Not only do hygrometers fail, but they're not very accurate to start with. So, if the hygrometer reads 40% but the frogs are swimming and there are 34 species of fungus in the viv making growling noises during the night, should I increase misting? When do I assume the hygrometer is leading me astray?

Also, RH doesn't really tell you how wet a viv is, since the RH is dependent on amount of ventilation, RH of introduced air, air temp, and whether the viv is being heated from below; the viv could be absolutely sopping wet and have an RH of 50% if it is running Wisconsin winter air (<20% RH) in with a fan.
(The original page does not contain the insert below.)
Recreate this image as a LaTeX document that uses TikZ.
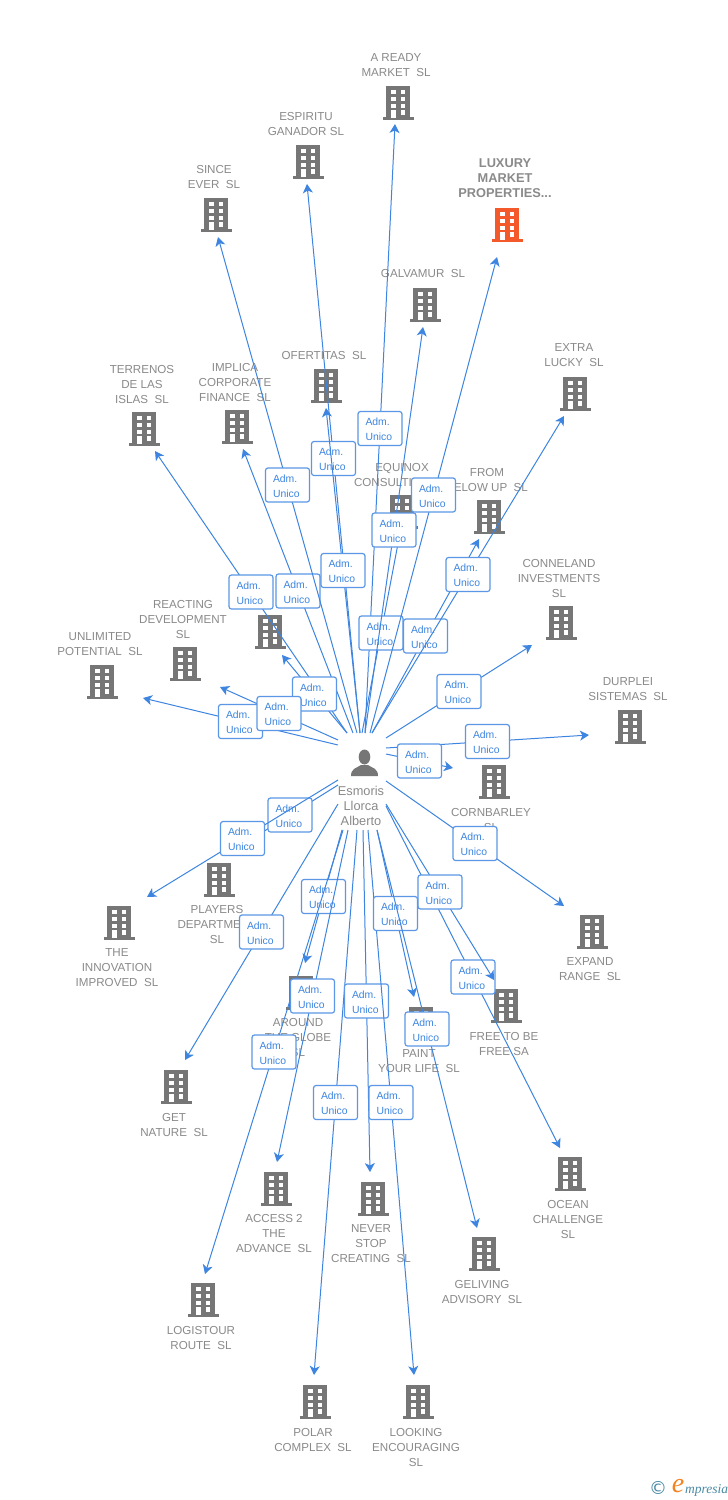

The viv could have 80% RH but be frighteningly dry if heated from below, with minimal ventilation, in a cool damp room.

A hygrometer also doesn't tell you what the RH is where the frogs live -- e.g. under the leaf litter, inside cork rounds, under plants; it approaches 100% there all the time, I suppose. If RH is crazy high in the open air, too (where the frogs cannot actually get to anyway since they are only 1/2" tall and have no hang gliders), the frogs have no where to go to 'dry off' -- it is 100% RH or the highway.

I only recently put a hygrometer in one of my thumb vivs for a day (a more or less accurate one: I own a dozen hygrometers -- two brands, four different models -- so I can tell when one has jumped the rails), and found that my practices have humidity up into the 90s after misting in the morning, then dropping to ~70% by the end of the day. All my frogs seem to have normal activity levels throughout the day -- i.e. most come out/call after misting, and also periodically throughout the day, and there is often an inter-viv shouting match right around lights out.

Didn’t take it as a jab at all! You make very good points and I appreciate the knowledge I’ve gained. I want to say my hygrometer is somewhat accurate, it’s a flukers thermometer and hygrometer. It sits at about 80-85% mostly all day, as I type (10:40) it is 83% and it went off at 9:30am. But I will definitely be watching the tank with lowering the misting thanks to both of y’all!